Reflexões europeístas (10)
Ulisses Cegando Polifemo, de William Turner (1829)
Em Portugal, indiferentes à realidade circundante, os mais diversos protagonistas ocupam a todo o momento os púlpitos mediáticos em pose e tom de salvadores da pátria: propõem medidas populistas destinadas por um lado a colher aplausos fáceis enquanto por outro agravam os riscos da execução orçamental e condicionam as nossas precárias finanças públicas prometendo cortar receitas e aumentar despesas. Exactamente ao contrário do que recomendaria a mais elementar prudência num país que foi sujeito a três intervenções externas de emergência em 38 anos de democracia constitucional.
Como se permanecêssemos mergulhados nos anos de ilusória prosperidade que conduziram à situação actual e a Europa, enquanto projecto de unidade económica e política, não estivesse hoje sob premente ameaça.
Não é preciso sequer ser um espectador diário de telejornais para se divisarem as nuvens negras a crescer no horizonte: antevê-se a prazo uma explosão de nacionalismos exacerbados, violência extremista, tensões xenófobas, pulsões autoritárias. Alguns indícios dessa tendência podem resultar já do escrutínio do próximo domingo.
Numa campanha onde quase ninguém discute a Europa -- quando há poucos anos não havia ninguém que não antevisse o "fim do euro" ou clamasse palavras de alerta sobre o "fim" da própria Europa -- apetece-me remar contra a corrente. Em defesa desta Europa -- mesmo descaracterizada, mesmo intranquila, mesmo vacilante.
Porque a Europa, queiramos ou não, é cada vez mais importante nas vidas de todos nós.

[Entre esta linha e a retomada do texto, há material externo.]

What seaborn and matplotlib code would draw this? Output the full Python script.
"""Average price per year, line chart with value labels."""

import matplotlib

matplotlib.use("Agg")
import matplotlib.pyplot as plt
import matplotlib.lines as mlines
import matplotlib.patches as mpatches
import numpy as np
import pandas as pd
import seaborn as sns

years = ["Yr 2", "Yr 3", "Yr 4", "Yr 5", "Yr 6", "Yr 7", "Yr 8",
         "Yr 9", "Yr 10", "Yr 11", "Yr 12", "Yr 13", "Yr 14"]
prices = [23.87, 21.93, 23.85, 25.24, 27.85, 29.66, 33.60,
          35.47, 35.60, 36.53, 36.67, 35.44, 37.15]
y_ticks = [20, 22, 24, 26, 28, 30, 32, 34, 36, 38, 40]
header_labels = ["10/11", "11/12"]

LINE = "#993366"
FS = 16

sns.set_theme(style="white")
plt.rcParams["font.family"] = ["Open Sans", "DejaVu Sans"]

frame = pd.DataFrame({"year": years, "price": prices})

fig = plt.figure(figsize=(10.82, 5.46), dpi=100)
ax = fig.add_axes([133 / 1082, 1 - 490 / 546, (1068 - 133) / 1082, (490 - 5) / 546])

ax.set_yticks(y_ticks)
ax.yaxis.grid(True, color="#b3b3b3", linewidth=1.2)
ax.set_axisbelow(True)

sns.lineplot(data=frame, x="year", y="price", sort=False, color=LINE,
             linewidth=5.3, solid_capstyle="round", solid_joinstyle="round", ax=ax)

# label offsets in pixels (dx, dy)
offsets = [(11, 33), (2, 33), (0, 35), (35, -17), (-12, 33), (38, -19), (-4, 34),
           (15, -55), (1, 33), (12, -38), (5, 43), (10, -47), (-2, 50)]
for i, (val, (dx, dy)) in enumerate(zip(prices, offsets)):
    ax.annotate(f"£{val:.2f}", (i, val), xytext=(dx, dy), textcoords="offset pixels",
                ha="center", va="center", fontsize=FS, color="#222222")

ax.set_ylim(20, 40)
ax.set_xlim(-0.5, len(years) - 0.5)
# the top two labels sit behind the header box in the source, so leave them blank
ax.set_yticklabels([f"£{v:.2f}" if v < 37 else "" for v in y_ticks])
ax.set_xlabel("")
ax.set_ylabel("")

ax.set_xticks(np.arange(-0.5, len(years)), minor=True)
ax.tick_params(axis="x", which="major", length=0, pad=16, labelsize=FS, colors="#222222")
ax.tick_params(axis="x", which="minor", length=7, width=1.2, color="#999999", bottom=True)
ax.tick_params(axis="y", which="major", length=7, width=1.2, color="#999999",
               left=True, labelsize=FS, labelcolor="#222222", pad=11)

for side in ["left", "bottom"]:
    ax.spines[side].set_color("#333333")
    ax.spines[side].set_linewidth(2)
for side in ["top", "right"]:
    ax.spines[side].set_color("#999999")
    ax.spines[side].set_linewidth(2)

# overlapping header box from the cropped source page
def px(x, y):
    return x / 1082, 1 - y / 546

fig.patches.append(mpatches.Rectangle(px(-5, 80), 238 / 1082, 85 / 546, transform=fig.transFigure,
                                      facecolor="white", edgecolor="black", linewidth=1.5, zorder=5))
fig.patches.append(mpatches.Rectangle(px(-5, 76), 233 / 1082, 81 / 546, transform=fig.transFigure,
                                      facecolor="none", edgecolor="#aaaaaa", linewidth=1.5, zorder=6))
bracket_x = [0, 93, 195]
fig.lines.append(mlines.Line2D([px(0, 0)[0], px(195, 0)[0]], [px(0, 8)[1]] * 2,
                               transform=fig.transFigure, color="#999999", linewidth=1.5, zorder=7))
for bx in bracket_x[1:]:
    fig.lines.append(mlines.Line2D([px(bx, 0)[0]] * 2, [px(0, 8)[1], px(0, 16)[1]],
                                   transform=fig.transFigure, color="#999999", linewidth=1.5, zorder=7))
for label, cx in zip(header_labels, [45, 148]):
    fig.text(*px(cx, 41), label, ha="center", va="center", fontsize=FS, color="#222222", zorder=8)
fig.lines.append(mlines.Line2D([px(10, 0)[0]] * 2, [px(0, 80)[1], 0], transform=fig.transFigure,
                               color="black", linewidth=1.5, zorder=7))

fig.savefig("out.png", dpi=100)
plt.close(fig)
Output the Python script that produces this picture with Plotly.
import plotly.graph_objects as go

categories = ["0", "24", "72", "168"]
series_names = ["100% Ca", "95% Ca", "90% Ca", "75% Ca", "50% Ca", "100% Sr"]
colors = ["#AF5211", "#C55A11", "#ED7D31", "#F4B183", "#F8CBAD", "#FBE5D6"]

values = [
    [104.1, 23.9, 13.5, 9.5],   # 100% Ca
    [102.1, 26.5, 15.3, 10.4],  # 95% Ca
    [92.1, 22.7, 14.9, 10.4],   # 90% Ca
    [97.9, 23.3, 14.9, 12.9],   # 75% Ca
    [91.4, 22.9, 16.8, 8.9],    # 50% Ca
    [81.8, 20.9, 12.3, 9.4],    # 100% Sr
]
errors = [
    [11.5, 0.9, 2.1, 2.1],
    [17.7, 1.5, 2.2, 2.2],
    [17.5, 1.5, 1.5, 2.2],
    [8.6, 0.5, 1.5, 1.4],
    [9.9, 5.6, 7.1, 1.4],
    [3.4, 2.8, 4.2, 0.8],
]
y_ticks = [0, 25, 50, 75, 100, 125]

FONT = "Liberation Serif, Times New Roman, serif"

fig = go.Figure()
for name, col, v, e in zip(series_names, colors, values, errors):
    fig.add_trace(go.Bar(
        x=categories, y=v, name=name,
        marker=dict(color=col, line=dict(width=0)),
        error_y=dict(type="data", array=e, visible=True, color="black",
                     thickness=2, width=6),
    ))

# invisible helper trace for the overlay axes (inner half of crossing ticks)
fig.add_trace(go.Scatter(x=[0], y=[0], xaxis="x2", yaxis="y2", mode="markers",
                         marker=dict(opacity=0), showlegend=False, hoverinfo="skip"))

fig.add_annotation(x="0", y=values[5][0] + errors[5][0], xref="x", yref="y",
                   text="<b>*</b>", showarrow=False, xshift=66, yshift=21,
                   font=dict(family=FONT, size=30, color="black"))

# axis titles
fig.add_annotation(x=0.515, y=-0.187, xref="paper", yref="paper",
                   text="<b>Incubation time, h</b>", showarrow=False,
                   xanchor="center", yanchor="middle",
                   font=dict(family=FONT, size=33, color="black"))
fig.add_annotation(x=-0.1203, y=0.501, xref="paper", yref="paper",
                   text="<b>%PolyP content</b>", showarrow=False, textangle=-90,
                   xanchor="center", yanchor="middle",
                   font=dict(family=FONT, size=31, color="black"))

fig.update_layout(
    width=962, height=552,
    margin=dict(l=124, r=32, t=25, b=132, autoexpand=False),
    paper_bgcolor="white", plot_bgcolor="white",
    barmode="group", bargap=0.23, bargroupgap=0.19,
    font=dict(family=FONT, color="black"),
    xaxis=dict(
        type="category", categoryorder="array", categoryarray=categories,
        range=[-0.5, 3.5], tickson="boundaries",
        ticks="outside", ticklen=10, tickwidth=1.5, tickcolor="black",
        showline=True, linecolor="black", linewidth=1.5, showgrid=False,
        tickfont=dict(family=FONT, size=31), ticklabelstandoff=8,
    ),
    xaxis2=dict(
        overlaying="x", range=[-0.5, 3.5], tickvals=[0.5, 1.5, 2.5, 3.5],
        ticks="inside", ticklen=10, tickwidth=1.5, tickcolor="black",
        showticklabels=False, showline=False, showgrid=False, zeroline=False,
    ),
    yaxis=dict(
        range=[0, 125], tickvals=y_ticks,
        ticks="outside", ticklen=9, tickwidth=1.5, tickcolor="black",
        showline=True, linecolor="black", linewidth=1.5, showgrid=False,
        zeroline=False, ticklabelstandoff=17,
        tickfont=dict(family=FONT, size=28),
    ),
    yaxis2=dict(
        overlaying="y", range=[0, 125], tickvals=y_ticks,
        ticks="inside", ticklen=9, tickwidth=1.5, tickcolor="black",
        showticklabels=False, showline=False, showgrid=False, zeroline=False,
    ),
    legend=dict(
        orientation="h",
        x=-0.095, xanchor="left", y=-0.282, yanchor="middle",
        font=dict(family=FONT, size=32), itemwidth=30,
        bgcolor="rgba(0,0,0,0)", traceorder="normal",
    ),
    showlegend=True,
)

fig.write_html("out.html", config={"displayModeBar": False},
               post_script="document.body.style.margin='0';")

É para a Europa que emigram muitos jovens portugueses.
É da Europa que chega a maior parte do investimento que nos é tão indispensável.
É com a Europa que asseguramos a esmagadora maioria das nossas trocas comerciais.
E é com a Europa que sairemos da crise - jamais contra a Europa.
As fronteiras europeias foram durante séculos as mais perigosas do globo. Jean Monnet, Robert Schuman, Alcide di Gasperi, Winston Churchill, Ernest Bevin, Paul-Henri Spaak e Konrad Adenauer -- além do presidente norte-americano Harry Truman, através do Plano Marshall -- contribuíram para diluir conflitos e limar arestas que pareciam insuperáveis, reiventando a Europa que emergiu das cinzas da guerra como um baluarte de cidadania, concórdia, progresso e esperança.
Vivemos numa expectativa tensa, num fugaz tempo de interlúdio. Um tempo em que os deuses morreram e Cristo ainda está por nascer, para usar uma magnífica metáfora de Marguerite Yourcenar -- património franco-belga, património da Europa, património do mundo sem fronteiras.
Contra o que apregoam os profetas da desgraça, que tentam dividir para reinar, tenhamos noção daquilo que nos une. A filosofia grega é património comum de cada europeu. Como o direito romano. E a Odisseia, de Homero, que inaugura a história da literatura. Da Vinci é património europeu. Como Mozart.
Não há rasto nem memória de tão rico e diverso património cultural em qualquer outro continente. É algo que nos honra. E deve suscitar-nos orgulho -- de Gdansk a Trieste, de Helsínquia a Lisboa.